Le Monde, 8 novembre 2002, par Ramon Chao
Comment devient-on un héros ?
Miguel Delibes fut le premier en Espagne à rompre le pacte amnésique sur la guerre civile. Des blessures qui traversent son œuvre.
L’éditeur a tort de nous présenter ce livre comme n’étant pas un roman sur la guerre civile espagnole, alors que c’est un de ses grands mérites, autant pour sa nécessité sociopolitique que pour la qualité de l’écriture de Delibes, qui n’est plus à démontrer.
Il s’agit bel et bien d’un récit sur le conflit qui déchira l’Espagne il y a plus d’un demi-siècle et dont le pays souffre encore des conséquences. La preuve, ce silence qui s’établit dans la péninsule – innocent, sûrement pas – entre vainqueurs et vaincus sur un épisode si effroyable, afin d’assurer une transition démocratique mais en lui sacrifiant la réflexion sur la mémoire.
Les Espagnols avides de connaître leur passé devaient lire Bernanos, Malraux, Hemingway, etc. Il a fallu que leurs écrivains passent outre à ce pacte amnésique pour entreprendre enfin cette récupération de l’histoire récente. Delibes fut précisément l’un des premiers à rompre le silence avec Cinq heures avec Mario (1987). Au cours d’un long monologue intérieur, pendant la veillée mortuaire de son mari, Carmen revit leurs années de vie conjugale. La femme reproche à son époux son incapacité à s’adapter au régime franquiste dans les domaines religieux, économique, sexuel et littéraire. On déduit que le défunt, professeur d’université, n’utilisait pas le piston pour réussir, préférait la justice sociale à la charité et roulait en vélo. Deux conceptions du monde qui s’étaient affrontées avec les armes n’avaient pas fini de se réconcilier. La guerre continuait.
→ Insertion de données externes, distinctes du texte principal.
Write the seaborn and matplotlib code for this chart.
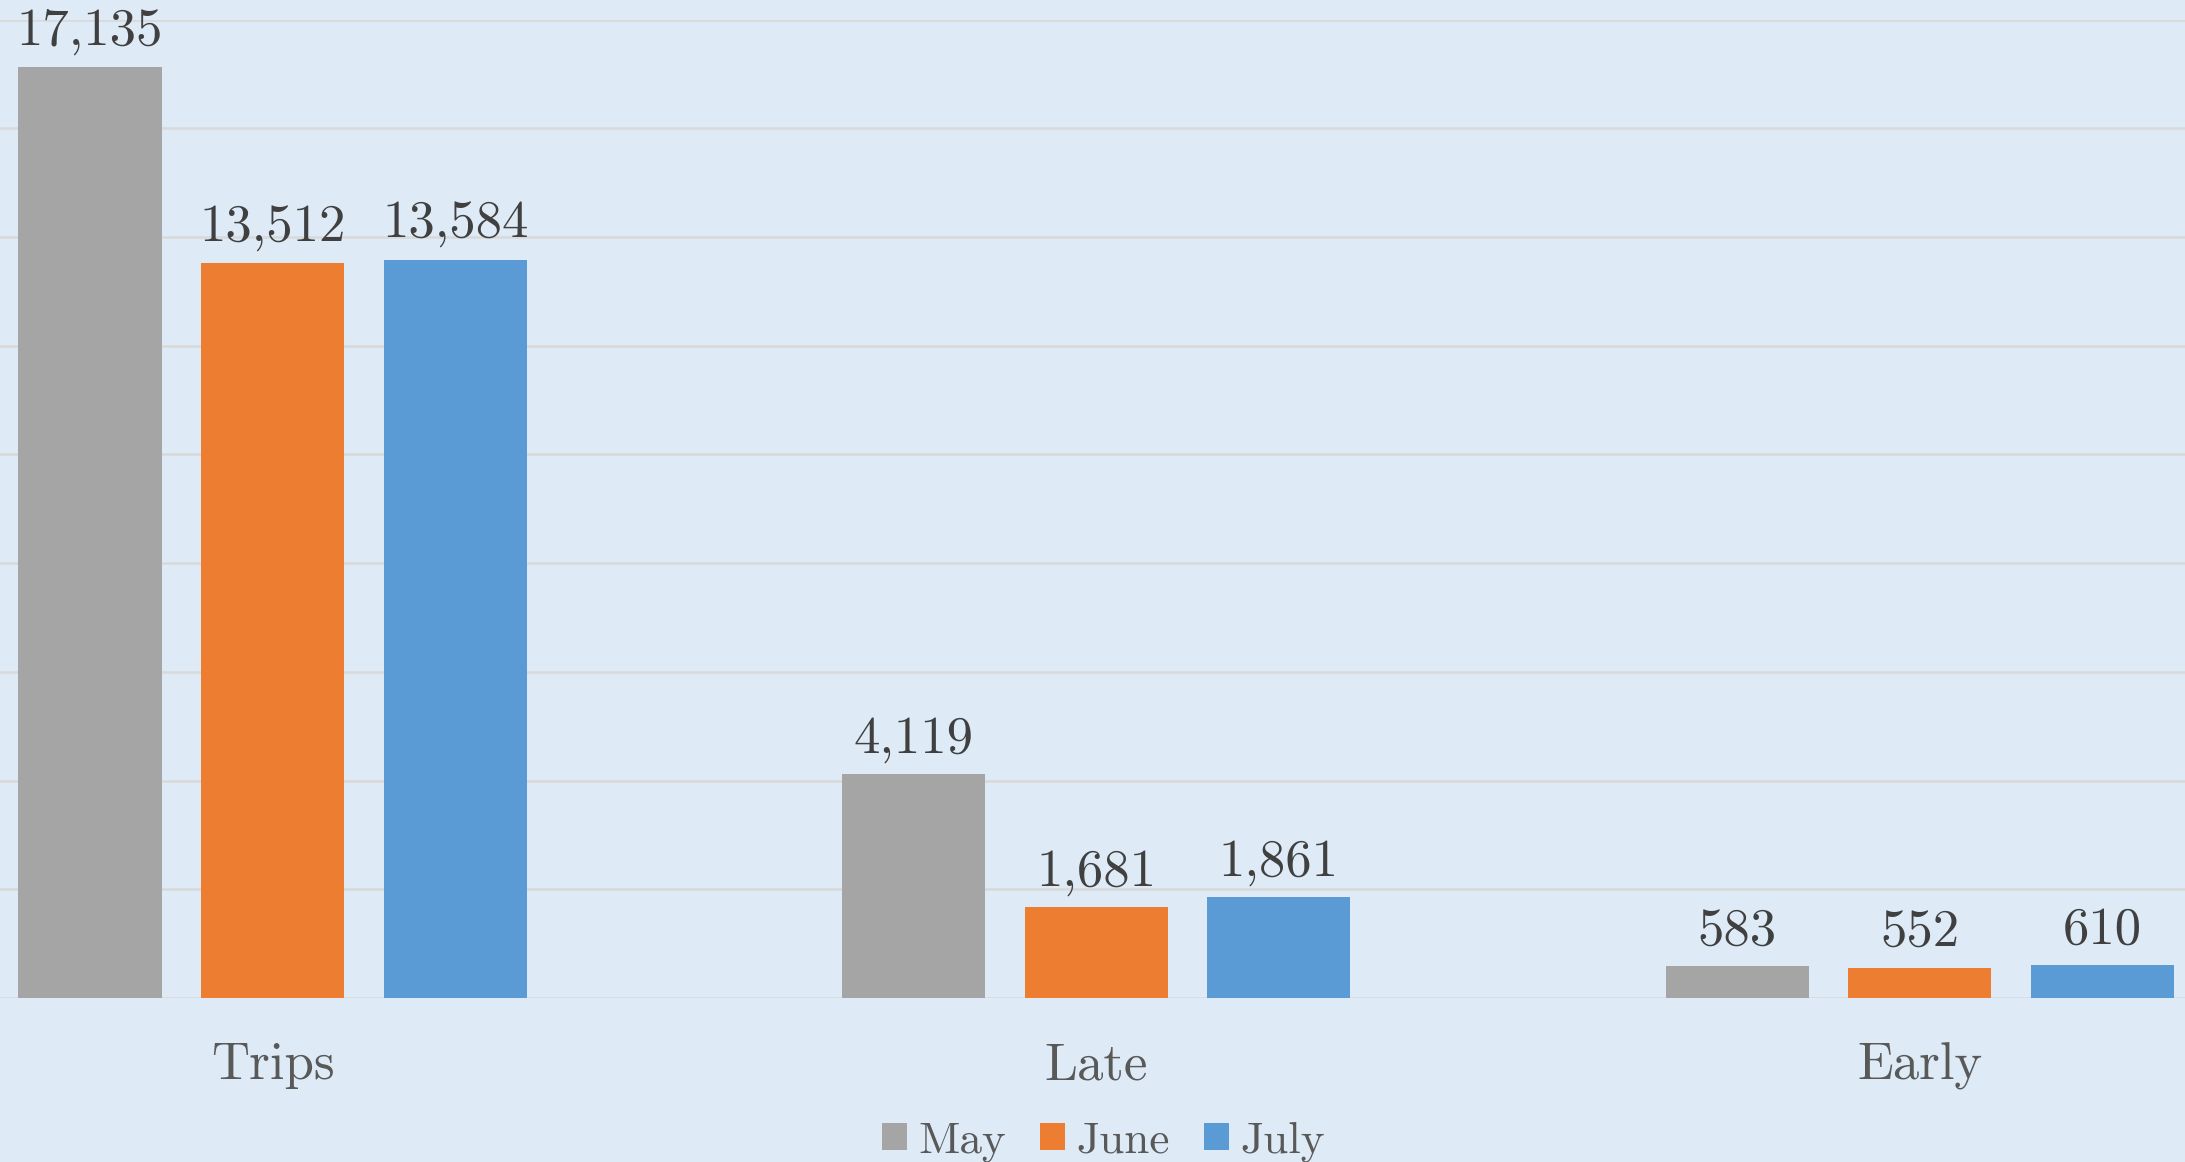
import matplotlib
matplotlib.use("Agg")
import matplotlib.pyplot as plt
import seaborn as sns
import pandas as pd

categories = ["Trips", "Late", "Early"]
months = ["May", "June", "July"]
may_values = [17135, 4119, 583]
june_values = [13512, 1681, 552]
july_values = [13584, 1861, 610]
colors = ["#A5A5A5", "#ED7D31", "#5B9BD5"]

rows = []
for m, vals in zip(months, [may_values, june_values, july_values]):
    for c, v in zip(categories, vals):
        rows.append({"category": c, "month": m, "value": v})
df = pd.DataFrame(rows)

sns.set_theme(style="white")
plt.rcParams["font.family"] = ["cmr10", "DejaVu Serif"]
plt.rcParams["axes.formatter.use_mathtext"] = True

bg = "#DEEBF7"
fig = plt.figure(figsize=(21.85, 11.62), dpi=100, facecolor=bg)
ax = fig.add_axes([0.0, 0.1411, 1.0, 0.8421])
ax.set_facecolor(bg)

sns.barplot(data=df, x="category", y="value", hue="month", order=categories,
            hue_order=months, palette=colors, width=0.665, gap=0.215,
            linewidth=0, saturation=1, ax=ax, legend=True)

ax.set_ylim(0, 18000)
ax.set_xlim(-0.331, 2.322)
ax.set_yticks(range(0, 18001, 2000))
ax.yaxis.grid(True, color="#D9D9D9", linewidth=1.8)
ax.set_axisbelow(True)
ax.tick_params(axis="y", left=False, labelleft=False)
ax.tick_params(axis="x", length=0, pad=32, labelsize=38, labelcolor="#595959")
ax.set_xlabel("")
ax.set_ylabel("")
for s in ax.spines.values():
    s.set_visible(False)

for cont in ax.containers:
    ax.bar_label(cont, labels=[f"{int(v):,}" for v in cont.datavalues],
                 padding=8, fontsize=38, color="#404040", clip_on=False)

handles, labels = ax.get_legend_handles_labels()
ax.get_legend().remove()
fig.legend(handles, labels, loc="center", bbox_to_anchor=(0.505, 0.0175), ncol=3,
           frameon=False, fontsize=32.5, labelcolor="#595959",
           handlelength=0.56, handleheight=0.56, handletextpad=0.26,
           columnspacing=0.74, borderaxespad=0, borderpad=0)

fig.savefig("out.png", dpi=100, facecolor=bg)
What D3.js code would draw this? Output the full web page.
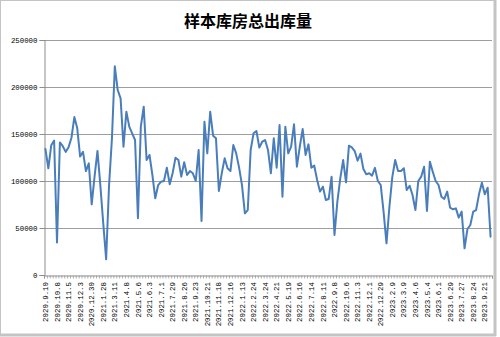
<!DOCTYPE html>
<html>
<head>
<meta charset="utf-8">
<script src="https://cdn.jsdelivr.net/npm/d3@7"></script>
<style>
  body { margin: 0; background: #fff; }
  svg { display: block; }
</style>
</head>
<body>
<svg id="chart" width="500" height="337"></svg>
<script>
// Weekly outbound volume of sample warehouses
const title = "样本库房总出库量";

// one label for every fourth weekly category
const tickLabels = [
  "2020.9.10", "2020.10.8", "2020.11.5", "2020.12.3", "2020.12.30", "2021.1.28",
  "2021.3.11", "2021.4.8", "2021.5.6", "2021.6.3", "2021.7.1", "2021.7.29",
  "2021.8.26", "2021.9.23", "2021.10.21", "2021.11.18", "2021.12.16", "2022.1.13",
  "2022.2.24", "2022.3.24", "2022.4.21", "2022.5.19", "2022.6.16", "2022.7.14",
  "2022.8.11", "2022.9.8", "2022.10.6", "2022.11.3", "2022.12.1", "2022.12.29",
  "2023.2.9", "2023.3.9", "2023.4.6", "2023.5.4", "2023.6.1", "2023.6.29",
  "2023.7.27", "2023.8.24", "2023.9.21"
];
const labelStep = 4;

const outbound = [
  134000, 113500, 138000, 143000, 34700, 141000, 137000, 131000, 136000, 146000,
  168000, 156000, 126000, 131000, 110600, 118800, 75200, 105000, 132000, 95000,
  55000, 16700, 95000, 145000, 222000, 196800, 187900, 136500, 173800, 157800,
  150700, 143600, 60300, 157800, 179100, 122300, 127700, 106400, 81600, 95700,
  99300, 100000, 114200, 96500, 108200, 124800, 122300, 104600, 119900, 106400,
  110600, 108200, 100000, 133000, 57400, 163100, 129400, 173800, 148200, 145400,
  89400, 108200, 124100, 113500, 110600, 138300, 129400, 114200, 95700, 65600,
  69100, 133000, 150700, 153200, 135500, 141800, 143600, 133000, 108200, 145400,
  114200, 159600, 83300, 157800, 129400, 136500, 160300, 115200, 136500, 155300,
  127700, 139000, 114200, 116300, 101100, 88700, 94000, 79800, 80900, 104600,
  42600, 78000, 102800, 122300, 98600, 137600, 135800, 131900, 121600, 129100,
  112800, 107100, 108200, 105700, 114000, 100000, 95700, 67000, 33700, 72500,
  104200, 122300, 110600, 110600, 113500, 90400, 95000, 85100, 69100, 100000,
  104600, 115200, 68100, 120600, 109900, 100000, 95700, 83300, 80900, 88700,
  71600, 69900, 70900, 61000, 67400, 28400, 48900, 53200, 67400, 69100,
  85800, 98200, 85800, 92900, 40800
];

const yTicks = [0, 50000, 100000, 150000, 200000, 250000];

const svg = d3.select("#chart");
const W = 500, H = 337;
const plot = { left: 44, right: 492, top: 40, bottom: 275 };

// chart frame
svg.append("rect").attr("x", 0).attr("y", 0).attr("width", W).attr("height", H).attr("fill", "#fff");
svg.append("rect")
  .attr("x", 0.5).attr("y", 0.5).attr("width", 494).attr("height", 334)
  .attr("fill", "none").attr("stroke", "#c4c4c4").attr("stroke-width", 1);
svg.append("line").attr("x1", 495).attr("x2", 495).attr("y1", 0).attr("y2", 336)
  .attr("stroke", "#c4c4c4").attr("stroke-width", 3);
svg.append("line").attr("x1", 0).attr("x2", 496).attr("y1", 335).attr("y2", 335)
  .attr("stroke", "#c4c4c4").attr("stroke-width", 3);

// title
svg.append("text")
  .attr("x", 248).attr("y", 27)
  .attr("text-anchor", "middle")
  .attr("font-family", "'Noto Sans CJK SC', sans-serif")
  .attr("font-weight", "bold")
  .attr("font-size", 16)
  .attr("fill", "#000")
  .text(title);

const idx = d3.range(outbound.length);
const x = d3.scaleBand().domain(idx).range([plot.left, plot.right]);
const xEdge = d3.scaleLinear().domain([0, outbound.length]).range([plot.left, plot.right]);
const y = d3.scaleLinear().domain([0, 250000]).range([plot.bottom, plot.top]);
const cx = i => x(i) + x.bandwidth() / 2;

// horizontal gridlines
svg.append("g")
  .selectAll("line")
  .data(yTicks.filter(d => d > 0))
  .join("line")
  .attr("x1", plot.left).attr("x2", plot.right)
  .attr("y1", d => Math.round(y(d)) + 0.5).attr("y2", d => Math.round(y(d)) + 0.5)
  .attr("stroke", "#9e9e9e").attr("stroke-width", 1.2);

const tickFont = "'Liberation Mono', monospace";

// y axis
const yAxis = svg.append("g")
  .attr("transform", `translate(${plot.left + 0.5},0)`)
  .call(d3.axisLeft(y).tickValues(yTicks).tickSize(5).tickPadding(2).tickFormat(d3.format("d")));
yAxis.select(".domain").attr("stroke", "#8c8c8c");
yAxis.selectAll(".tick line").attr("stroke", "#8c8c8c");
yAxis.selectAll("text")
  .attr("font-family", tickFont).attr("font-size", 7.4).attr("fill", "#000");

// x axis: a tick mark at every category boundary
const xTicks = svg.append("g")
  .attr("transform", `translate(0,${plot.bottom + 0.5})`)
  .call(d3.axisBottom(xEdge).tickValues(d3.range(outbound.length + 1)).tickSize(3).tickFormat(""));
xTicks.select(".domain").attr("stroke", "#8c8c8c");
xTicks.selectAll(".tick line").attr("stroke", "#9a9a9a").attr("stroke-width", 0.8);

// x labels, every fourth category, rotated
const labelIdx = idx.filter(i => i % labelStep === 0);
const xLab = svg.append("g")
  .attr("transform", `translate(0,${plot.bottom})`)
  .call(d3.axisBottom(x).tickValues(labelIdx).tickSize(0)
    .tickFormat(i => tickLabels[i / labelStep]));
xLab.select(".domain").remove();
xLab.selectAll("text")
  .attr("transform", "rotate(-90)")
  .attr("text-anchor", "end")
  .attr("x", -7).attr("y", 0).attr("dy", "0.35em")
  .attr("font-family", tickFont).attr("font-size", 7.4).attr("fill", "#000");

// series line
const line = d3.line().x((d, i) => cx(i)).y(d => y(d));
svg.append("path")
  .datum(outbound)
  .attr("d", line)
  .attr("fill", "none")
  .attr("stroke", "#4a7ebb")
  .attr("stroke-width", 2)
  .attr("stroke-linejoin", "round")
  .attr("stroke-linecap", "round");
</script>
</body>
</html>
Delibes est né en 1920 à Valladolid, descendant de Français – son grand-père, venu en Espagne œuvrer à la construction d’une ligne de chemin de fer, était le cousin du compositeur de Giselle, il grandit entre cet aïeul libéral et un autre, traditionaliste. Un père progressiste et une mère catholique ne firent qu’accentuer cette dichotomie, courante au sein de la classe moyenne espagnole. Son enfance apparaît en filigrane dans L’Étoffe d’un héros, ainsi que, d’une façon beaucoup plus nette, dans Le Chemin, Les Rats et Sisi, mon fils adoré.
L’Étoffe d’un héros, le neuvième de ses livres traduits en français, raconte l’histoire d’un enfant issu de la petite bourgeoisie traditionaliste. Son père, un médecin naturaliste et libertaire, essaye de l’éduquer selon ses principes et contre l’avis de son frère, vétéran des guerres carlistes, qui rêve pour son neveu d’un destin guerrier. D’autant plus qu’il a observé chez l’enfant une disposition prémonitoire : son corps frissonne au son de la musique militaire et surtout ses cheveux se dressent en entendant l’hymne des traditionalistes bérets rouges. Il n’en faudra pas plus pour qu’une partie de sa famille lui prédise un destin héroïque. Gervasio grandit donc entre les deux Espagne.
À l’occasion du soulèvement franquiste, il entend des récits sur des catholiques crucifiés par les rouges, et sur des rouges martyrisés par les soldats de la « croisade ». Il voit deux membres de sa famille empalés par les rebelles, les bien-pensants, et son père emprisonné dans les arènes dès les premiers moments de la rébellion militaire. Lui-même s’engage dans la marine nationaliste, où il découvre le doute.
Commet devient-on un héros ? Le même sujet vient d’être traité dans l’excellent Soldats de Salamine par Javier Cercas, né, lui, bien après le conflit fratricide, au moment du pacte politique de l’oubli. Le patriarche Delibes parle d’expérience et le fait avec la sincérité, la noblesse et la qualité littéraire qu’on lui reconnaît.